How To Communicate Effective Messages Every Time

Dr. Gilbert Nacouzi

How To Communicate Effective Messages Every Time

How To Communicate Effective Messages Every Time

Peter Drucker who is considered the father of modern management is famously quoted for “The most important thing in communication is to hear what isn’t being said”. Drucker is mostly known for recognizing that dedicated employees are key to the success of any corporation, and marketing and innovation should come before worries about finances. Capturing and retaining dedicated employees requires building relationships that are based on effective communication. Music composer John Powell is quoted for “Communication works for those who work at it”. Effective communication in business, in our relations, and in everyday lives comprises both verbal and non-verbal communication. Sometimes verbal communication is sufficient to convey the message and many times non-verbal actions are responsible for conveying the right message.

The same is true with communicating ideas to customers or business partners. Some good Ideas survive and some do not. Most of the time it is due to a phenomenon called the curse of knowledge or the curse of expertise. The curse of knowledge was coined in a 1989 Journal of Political Economy article by economists Colin Camerer, George Loewenstein, and Martin Weber. The aim of their research was to counter the “conventional assumptions in such (economic) analyses of asymmetric information in that better-informed agents can accurately anticipate the judgment of less-informed agents”. We often attribute the curse of knowledge to what happens when we know enough about the subject that we think that the person we are trying to communicate the subject to is supposed to know the same. In reality, we often fail to convey the message due to bad communication of what we know.

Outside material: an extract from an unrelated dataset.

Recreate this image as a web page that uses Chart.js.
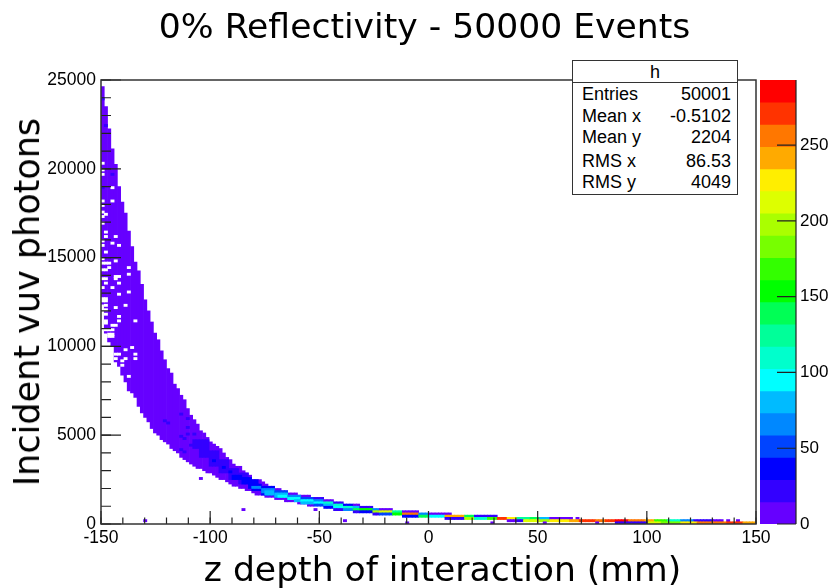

As eye care professionals we encounter communication challenges when communicating with staff, patients, customers, building effective social media messages, website messages, newsletter headings, capturing store window signs and displays, etc. To build effective communication our ideas and messages need to resonate and the people we are addressing have to retain the message we are sending. Robert Cialdini, Professor Emeritus of Psychology and Marketing at Arizona State University, emphasizes effective communication of ideas needs to make the audience think of what’s going to happen next? how it is going to end? and create a sense of mystery.

Chip Heath and Dan Heath, authors of the book “Made to Stick”, identify sticky ideas as being interesting, actionable, and memorable. Advertising and marketing campaigns are driven by campaign messages that include 6 traits, they call “SUCCESs” principles that are:

               Simple: campaign messages consist of simple and profound core messages for example “Try our new daily contact lenses for free”;

               Unexpected: campaign messages that communicate a sense of mystery keep us interested. Unexpected outcome vs boring message. For example “Learn how to get rid of your eyeglasses forever” is a message referring to refractive surgery. Another example is “Learn how to get rid of your reading glasses forever” which refers to Vuity eye drops;

     Concrete: the message should make the idea clear and easy to understand, avoid abstraction, and use concrete language;

               Credible: make people believe your ideas, be able to demonstrate and prove your claims. “Try it before you buy it”, “Money Back Guaranty”, etc;

Emotion: get people to care about your ideas;

Story: get people to act on your ideas by telling them personal stories;

Success in business and personal life relies on effective communication. People who listen to our ideas are not necessarily prompt to all the knowledge we know about the subject. To employ the right communication and build a good relationship we need to be able at every instant to convey an interesting, actionable, and memorable message.